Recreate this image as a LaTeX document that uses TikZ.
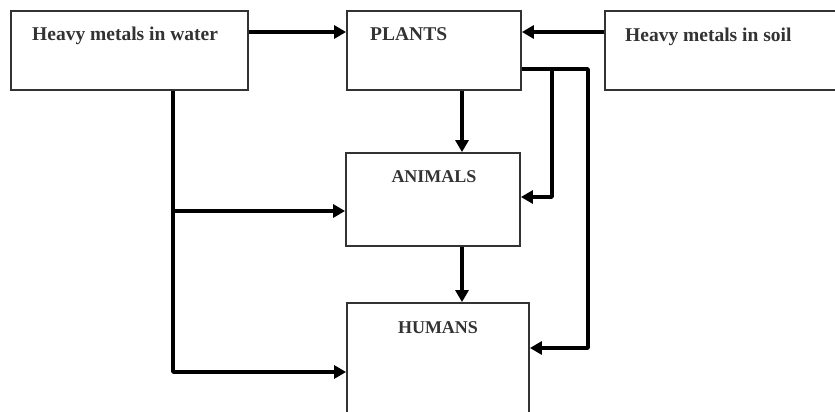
\documentclass[tikz,border=0pt]{standalone}
\usepackage{fontspec}
\setmainfont{Liberation Serif}
\usetikzlibrary{arrows.meta}
\begin{document}
\begin{tikzpicture}[x=1pt,y=-1pt,
  box/.style={draw=black!80,line width=1.8pt,rectangle,inner sep=0pt,fill=white},
  lbl/.style={text=black!80,font=\fontsize{19.5}{22}\selectfont\bfseries,inner sep=0pt},
  lbls/.style={text=black!80,font=\fontsize{18}{21}\selectfont\bfseries,inner sep=0pt},
  arr/.style={line width=3.8pt,line join=round,-{Triangle[length=12pt,width=13pt]}},
  ln/.style={line width=3.8pt,line join=round}]
\useasboundingbox (0,0) rectangle (835,412);
\node[box,minimum width=237pt,minimum height=79pt] (water) at (129.5,50.5) {};
\node[box,minimum width=174pt,minimum height=79pt] (plants) at (434,50.5) {};
\node[box,minimum width=235pt,minimum height=79pt] (soil) at (722.5,50.5) {};
\node[box,minimum width=174pt,minimum height=93pt] (animals) at (433,199.5) {};
\node[box,minimum width=182pt,minimum height=117pt] (humans) at (438,361.5) {};
\node[lbl,anchor=base west] (twater) at (32,41) {Heavy metals in water};
\node[lbl,anchor=base west] (tplants) at (370,41) {PLANTS};
\node[lbl,anchor=base west] (tsoil) at (625,42) {Heavy metals in soil};
\node[lbls,anchor=base] (tanimals) at (434,182) {ANIMALS};
\node[lbls,anchor=base] (thumans) at (438,333) {HUMANS};
% connectors
\coordinate (wj) at (173,372);
\coordinate (wb) at (173,211);
\coordinate (pr) at (588,69);
\coordinate (prd) at (588,348);
\coordinate (pm) at (552,69);
\coordinate (pmd) at (552,197);
\draw[arr] (water.east |- 0,32) -- (plants.west |- 0,32);
\draw[arr] (soil.west |- 0,32) -- (plants.east |- 0,32);
\draw[arr] (plants.south -| 462,0) -- (animals.north -| 462,0);
\draw[arr] (animals.south -| 462,0) -- (humans.north -| 462,0);
\draw[arr] (plants.east |- pr) -- (pr) -- (prd) -- (humans.east |- prd);
\draw[arr] (pm) -- (pmd) -- (animals.east |- pmd);
\draw[arr] (water.south -| wj) -- (wj) -- (humans.west |- wj);
\draw[arr] (wb) -- (animals.west |- wb);
\end{tikzpicture}
\end{document}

#####

• What you have to do: Return the material word for word. Pictures are not part of the copy.

• Output for this exercise:
Recreate this image as a LaTeX document that uses TikZ.
\documentclass[tikz,border=0pt]{standalone}
\usepackage{fontspec}
\setmainfont{Liberation Serif}
\usetikzlibrary{arrows.meta}
\begin{document}
\begin{tikzpicture}[x=1pt,y=-1pt,
  box/.style={draw=black!80,line width=1.8pt,rectangle,inner sep=0pt,fill=white},
  lbl/.style={text=black!80,font=\fontsize{19.5}{22}\selectfont\bfseries,inner sep=0pt},
  lbls/.style={text=black!80,font=\fontsize{18}{21}\selectfont\bfseries,inner sep=0pt},
  arr/.style={line width=3.8pt,line join=round,-{Triangle[length=12pt,width=13pt]}},
  ln/.style={line width=3.8pt,line join=round}]
\useasboundingbox (0,0) rectangle (835,412);
\node[box,minimum width=237pt,minimum height=79pt] (water) at (129.5,50.5) {};
\node[box,minimum width=174pt,minimum height=79pt] (plants) at (434,50.5) {};
\node[box,minimum width=235pt,minimum height=79pt] (soil) at (722.5,50.5) {};
\node[box,minimum width=174pt,minimum height=93pt] (animals) at (433,199.5) {};
\node[box,minimum width=182pt,minimum height=117pt] (humans) at (438,361.5) {};
\node[lbl,anchor=base west] (twater) at (32,41) {Heavy metals in water};
\node[lbl,anchor=base west] (tplants) at (370,41) {PLANTS};
\node[lbl,anchor=base west] (tsoil) at (625,42) {Heavy metals in soil};
\node[lbls,anchor=base] (tanimals) at (434,182) {ANIMALS};
\node[lbls,anchor=base] (thumans) at (438,333) {HUMANS};
% connectors
\coordinate (wj) at (173,372);
\coordinate (wb) at (173,211);
\coordinate (pr) at (588,69);
\coordinate (prd) at (588,348);
\coordinate (pm) at (552,69);
\coordinate (pmd) at (552,197);
\draw[arr] (water.east |- 0,32) -- (plants.west |- 0,32);
\draw[arr] (soil.west |- 0,32) -- (plants.east |- 0,32);
\draw[arr] (plants.south -| 462,0) -- (animals.north -| 462,0);
\draw[arr] (animals.south -| 462,0) -- (humans.north -| 462,0);
\draw[arr] (plants.east |- pr) -- (pr) -- (prd) -- (humans.east |- prd);
\draw[arr] (pm) -- (pmd) -- (animals.east |- pmd);
\draw[arr] (water.south -| wj) -- (wj) -- (humans.west |- wj);
\draw[arr] (wb) -- (animals.west |- wb);
\end{tikzpicture}
\end{document}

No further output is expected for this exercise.